In In re Giacomini, __ F.3d __ (Fed. Cir. 2010)(Rader, C.J.), the Court held that the patent-defeating date of a United States patent claiming priority based upon a provisional application disclosing the same invention is the filing date of the provisional.

Hilmer has no Application to Domestic Priority: Appellant unsuccessfully argued that because under In re Hilmer, 359 F.2d 859 (CCPA 1966)(Rich, J.), the patent-defeating date of a United States patent claiming priority under the Paris Convention is not dated back to the priority date, the same result should apply for priority based upon a provisional application.

(Hilmer is indeed an unfortunate precedent, but the answer to curing the “Hilmer problem” is legislative and not to create yet a still further misinterpretation of statutory law. The Giacomini case obviously is not an appropriate vehicle to deal with Hilmer.)

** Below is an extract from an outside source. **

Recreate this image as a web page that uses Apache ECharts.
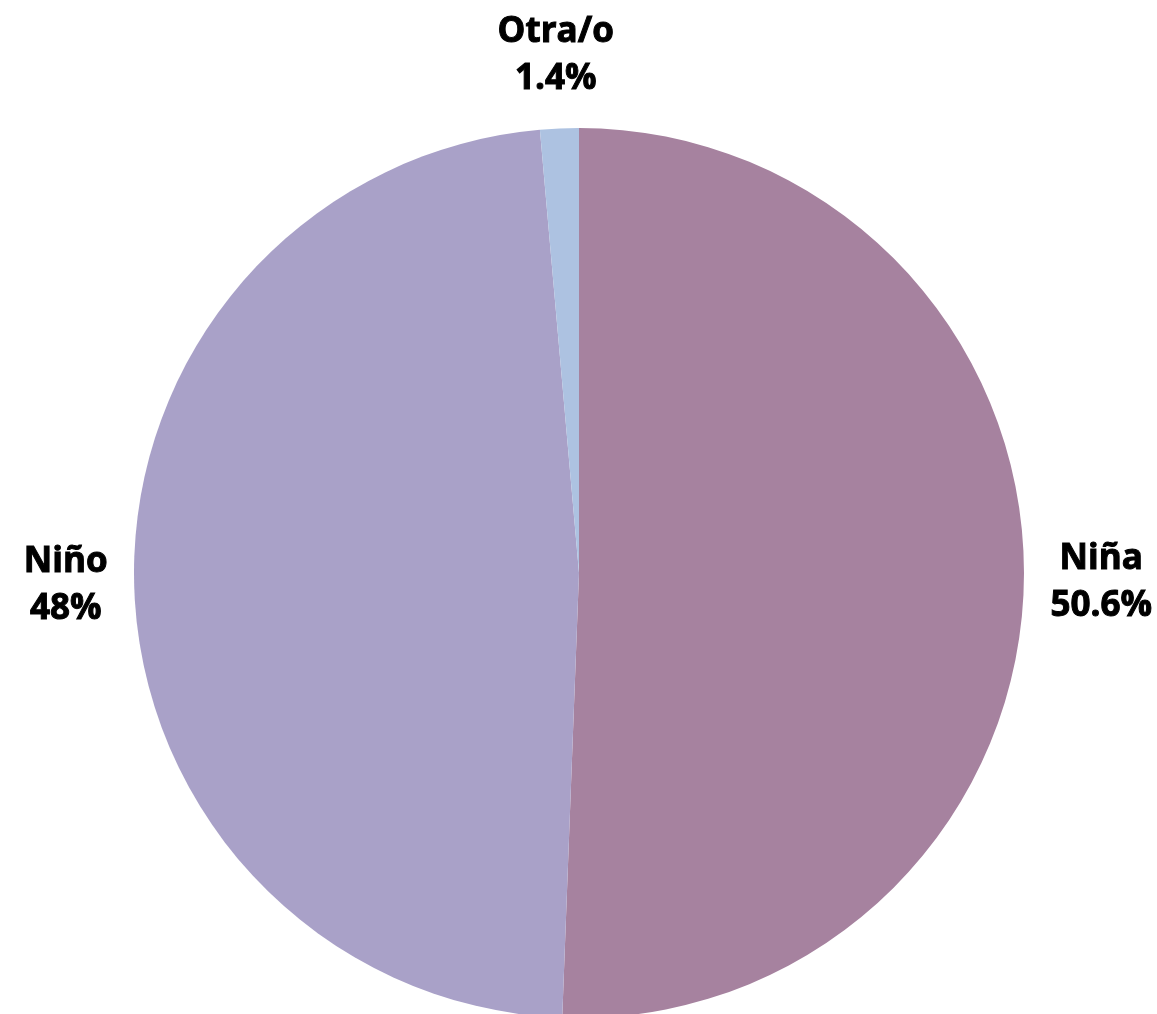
<!DOCTYPE html>
<html>
<head>
<meta charset="utf-8">
<script src="https://cdn.jsdelivr.net/npm/echarts@6/dist/echarts.min.js"></script>
<style>html,body{margin:0;padding:0;background:#fff}#c{width:1157px;height:1014px}</style>
</head>
<body>
<div id="c"></div>
<script>
const categories = ['Niña', 'Niño', 'Otra/o'];
const values = [50.6, 48, 1.4];
const colors = ['#A6829F', '#A9A1C8', '#ADC2E1'];

const CX = 579, CY = 573, R = 445, GAP = 26;
const total = values.reduce((a, b) => a + b, 0);
const midDirs = [];
let acc = 0;
values.forEach(v => {
  const mid = (acc + v / 2) / total;
  const ang = Math.PI / 2 - mid * 2 * Math.PI; // clockwise from top
  midDirs.push([Math.cos(ang), -Math.sin(ang)]);
  acc += v;
});

const chart = echarts.init(document.getElementById('c'), null, {renderer: 'canvas'});
chart.setOption({
  animation: false,
  backgroundColor: '#ffffff',
  series: [{
    type: 'pie',
    center: [CX, CY],
    radius: R,
    startAngle: 90,
    clockwise: true,
    avoidLabelOverlap: false,
    data: categories.map((n, i) => ({name: n, value: values[i], itemStyle: {color: colors[i]}})),
    label: {
      show: true,
      position: 'outside',
      formatter: p => p.name + '\n' + p.value + '%',
      fontFamily: 'Open Sans',
      fontWeight: 'bold',
      fontSize: 35,
      lineHeight: 47,
      color: '#000',
      textBorderColor: '#000',
      textBorderWidth: 1,
      align: 'center'
    },
    labelLayout: function (params) {
      const d = midDirs[params.dataIndex];
      const w = params.labelRect.width, h = params.labelRect.height;
      return {
        x: CX + d[0] * (R + GAP) + d[0] * w / 2,
        y: CY + d[1] * (R + GAP) + d[1] * h / 2,
        align: 'center',
        verticalAlign: 'middle'
      };
    },
    labelLine: {show: false, length: 30, length2: 0},
    emphasis: {disabled: true}
  }]
});
</script>
</body>
</html>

There has been considerable commentary concerning Giacomini which this writer had thought was quite properly decided, given the language of the statute and the history of the provisional application:

Unfair to Foreign Applicants: Indeed, it is unfair to give a patent-defeating date based upon a domestic priority application instead of a foreign priority application. The problem is not with the Giacomini decision, but rather the notorious Hilmer decision which has never been properly challenged in the courts.

Unfair to All Applicants: Giacomini is unfair to applicants because the patent-defeating effect retroactive to the provisional filing date creates “secret” prior art for purposes of obviousness, totally against the international patent regime where prior art for obviousness does not include “secret” prior art.

The Unfortunate Solution of S.515 “Manager’s Amendment”: The comprehensive patent reform bill now languishing in the United States Senate would overrule the Hilmer case but provide a “secret” prior art effect for obviousness as of the priority date – a broader prior art effect than exists in the international patent regimes elsewhere in the world. Such disharmony hardly creates the proper framework for international patent cooperation and “patent worksharing”.

The current test case was in fact decided in the same way by an expanded panel of the Board in Ex parte Yamaguchi, 88 USPQ2d 1606 (PTO Bd. App. & Int. 2008)(expanded panel of Fleming, Chief APJ, Hairston, Torczon, Jeffery,. Easthom, APJs)(Jeffery, APJ).